I didn't have any idea what that meant, not really. It's the sort of feast that feels distant to me, the sort of celebration that makes Catholicism feel ancient and, well, a little hard-to-understand to me. (And I've been Catholic for seven - or is it eight? - years now!)
After reading Jean's post on the Feast of the Presentation of Mary, though, I feel a lot more comfortable with it. For one thing, I have a three-year-old girl in my life. I don't want to give her away or anything (well, most of the time), but I can imagine Mary's parents taking her to the Temple. She would have been old enough to understand that something significant was happening. They probably could have - maybe even did - discuss what was going on. Would she have asked probing questions? Were there tears?

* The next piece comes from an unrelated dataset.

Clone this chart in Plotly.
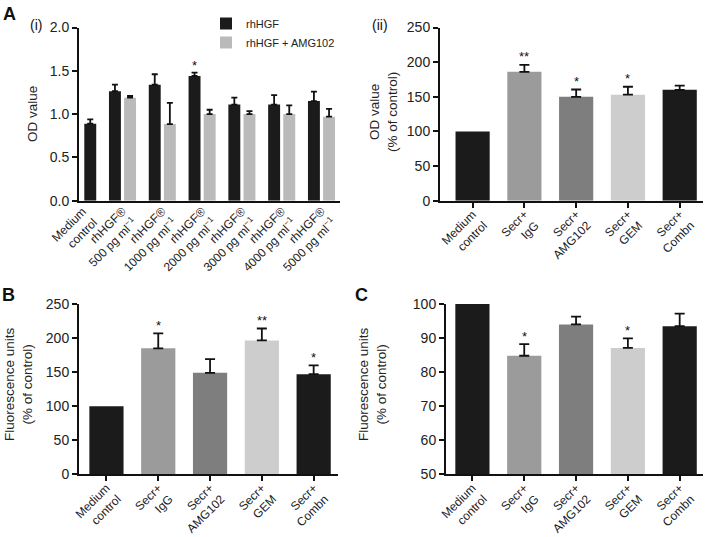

As I've reflected on this, I am better able to think about it in terms of these people from long ago parting with their daughter. Instead of salvation history being fulfilled, great cogs in the wheel of things being plugged along as they were supposed to, it becomes a story with pain and even a little heartbreak in it.
Do go over and read about the Presentation of Mary. Then close your eyes and picture it. Think about the empty house Joachim and Anne went home to - a house that was too quiet. Consider how Mary must have felt, when she realized that she was staying at the Temple. Sure, she was excited...but maybe there was some fear, and no mother to comfort her.
Use this feast day to turn to your Heavenly Mother with some little pain of your own. Let her stroke your temple and lead you to her Son, who will comfort you in the best way possible.